Protein–drug binding affinity ranking

To further estimate the SNVs that may structurally affect protein–drug binding, we mapped msSNVs affecting within two and five amino acids upstream and downstream region of all the binding sites for each protein–drug pair. The results of 407 protein–drug pairs are shown in Supplementary Table S5. Generally, the number of binding site affecting SNVs increases proportionally as the binding region extends from two amino acids to five amino acids. Table 2 shows the top 10 protein–drug pairs and their somatic mutations and germline mutations within 2 and 5 amino acids upstream and downstream of binding sites. For germline mutation in Table 2, EGFR and tyrosine-protein kinase ABL1 appear to be two cancer drug target proteins with large number of somatic mutations within the drug binding region. The high variability of these two proteins shows potential risk in therapeutics when they are targeted for cancer treatment.

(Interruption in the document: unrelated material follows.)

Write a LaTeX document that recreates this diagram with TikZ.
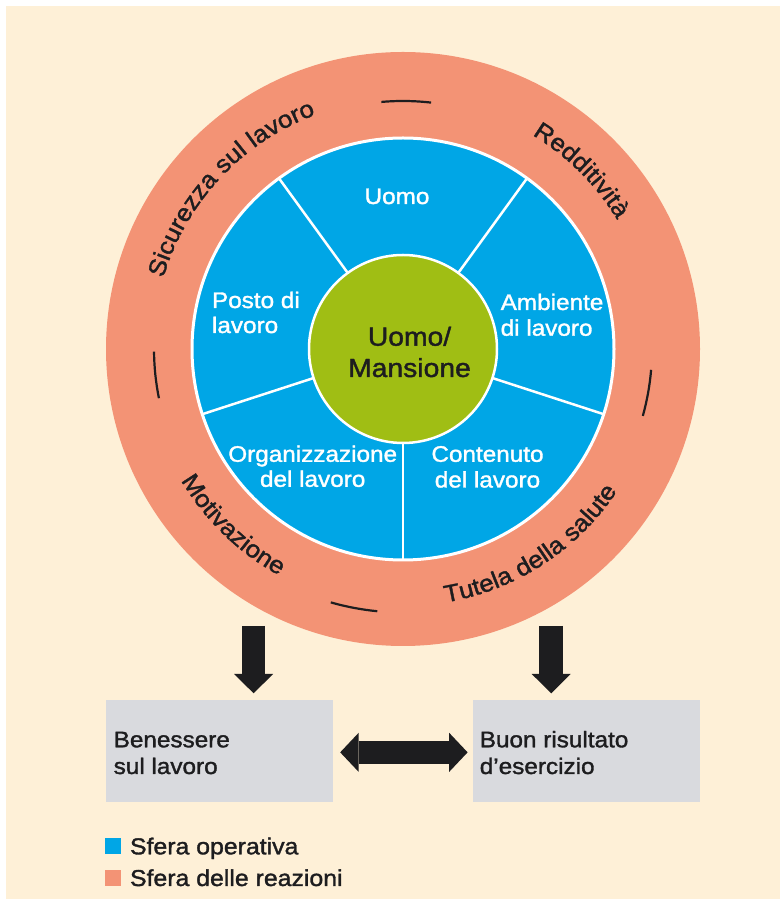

Table 2 Top 10 protein–drug pairs with highest number of somatic mutations and germline mutations within two and five amino acids upstream and downstream of binding sites

In addition to SNVs, gene expression changes in specific cancer types can also affect therapeutic effect.15 In the current protein–drug pairs that contain somatic mutations within their binding site, we identified 85 differential gene expression changes associated with specific cancer types (see Supplementary Table S6).48 Table 3 shows differential gene expression profiles for antineoplastic drug targets in specific cancer types. For example, KIT is significantly underexpressed in lung squamous cell carcinoma and colon adenocarcinoma. When sunitinib is used with normal dose in targeted therapy in cancer treatment, the therapeutic effect could be diminished because of the lower expression of target protein and somatic mutations within the binding sites between sunitinib and its target protein.

Table 3 Differential gene expression profiles for antineoplastic drug targets in specific cancer types

DrugVar access

DrugVar (http://hive.biochemistry.gwu.edu/tools/drugvar) scan allows users to upload a comma/tab-delimited annotation files such as those produced by ANNOVAR77 variation annotation pipeline and see whether any of the variations can alter any of the drug binding sites. The interface also supports both protein-based (UniProtKB accession, PDB ID) and drug-based (DrugBank ID, CAS ID, CID ID) searches.

There are many more drug–protein interactions than what is available in structural databases such as PDB. It is expected that over time, because of structural genomics initiatives, more structural data will be available. We will update DrugVar at least once every year to capture all such new data.